We built CRM as an integrated platform, using a heuristic approach, that calculates the risk of the trigger of cholera, model’s detail is provided in the supplementary material. Our previous research created a pathway to the formulation of CRM. The hypothesis was first developed over the Indus River Basin24 and defined environmental variables' association with cholera outbreaks. Further, retrospectively, these associations were quantified and validated over Africa39, Asia40, and Caribbean22 regions. Here, utilizing those protocols, we developed CRM, a near real-time cholera risk prediction model, to predict the trigger of a cholera outbreak. Trigger represents those mechanisms stimulating cholera bacteria growth, multiplication, and persistence in the environment, after which under given water insecurity conditions, the interaction of the bacteria with the human population occurs. CRM evaluated cholera in Yemen from 2017 to 2019, as shown in Fig. 2a. CRM comprises a trigger22,73 module, which uses data for precipitation, temperature, population, and (WASH) infrastructure to compute a risk score with categorical values of high and low risk of cholera in a given region. The trigger algorithm identifies anomalous temperature and rainfall conditions, providing an assessment of cholera for the following four weeks for a given region. Details of model development and algorithmic architecture have been published elsewhere40.
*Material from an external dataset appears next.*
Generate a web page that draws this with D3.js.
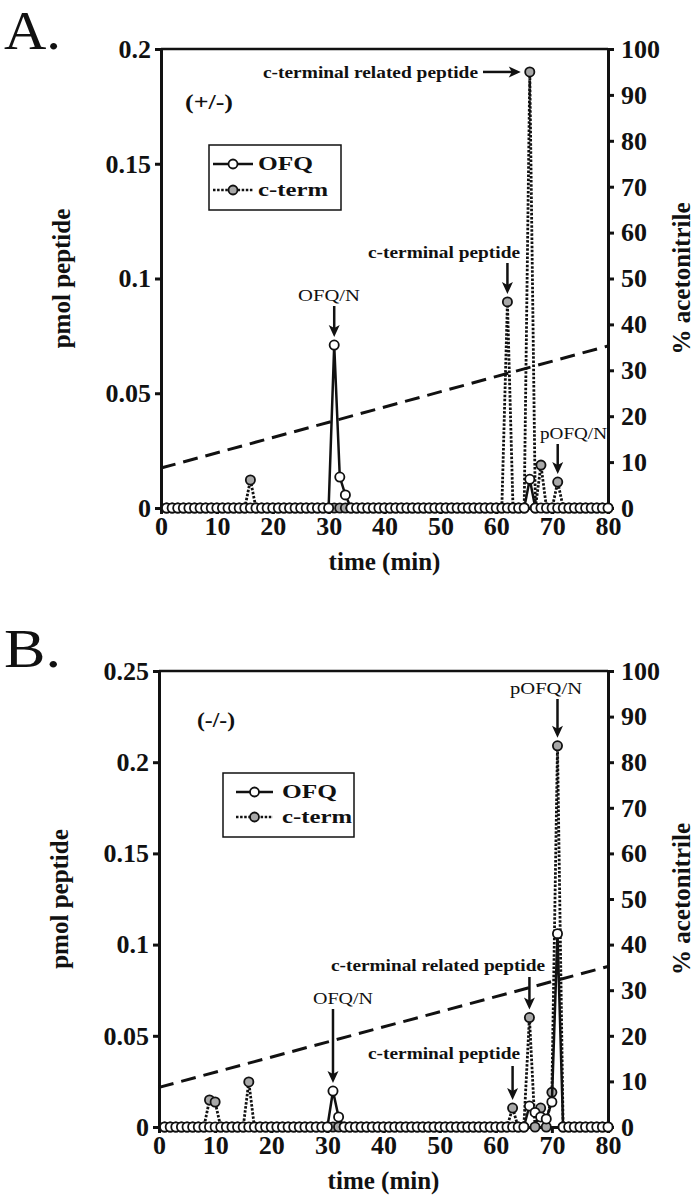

Daily and monthly rainfall data at two different resolutions were obtained from the National Aeronautics and Space Administration (NASA). Monthly rainfall data (0.25° × 0.25°) from the Tropical Rainfall Measuring Mission were employed to compute the long-term average. Daily rainfall data (0.1° × 0.1°) were obtained from the Global Precipitation Mission and used to determine precipitation variation from the long-term average at resampled data points. Daily and monthly data for air temperature on the surface (0.5° × 0.625°) were obtained from the NASA Modern-Era Retrospective analysis Research and Application Version 2 and used to determine temperature variation and deviation from long-term averages. LandScan population data (1 km × 1 km) were obtained from Oak Ridge National Laboratory and used in the model to represent human population (averaged over 24 h) distribution. The CRM outputs were resampled at a spatial resolution of 10 km to provide predicted cholera risk for the following four weeks. Weekly reports of cholera cases at the governorate level, between January 2017 and July 2019, were obtained from the Early Warning, Alert, and Response System and The Assessment Capacities Project74. Figure S1 shows total cholera cases across all governorates during 2017, 2018, and the first 28 weeks of 2019.

The trigger model output is a risk score that ranges from high (numerical value of 1) to low (numerical value of 0), inherently different from traditional compartmental disease models where output is usually presented as prevalence or incidence of cholera22,75. Pearson (parametric) and Kendall Tau rank (non-parametric) correlation coefficients were used to establish the association between the CRM risk score and cholera cases for all Yemen governorates. For each time point, trigger risk scores were computed and compared with the total number of cholera cases reported during the following four weeks. That is, the efficacy of forecasted cholera risk (four weeks in advance) was evaluated for the trigger module in near real-time. Complementary analyses of sensitivity, specificity, accuracy, precision, and NPV were used to indicate the association between the changes in model risk scores and the change in the number of cholera cases.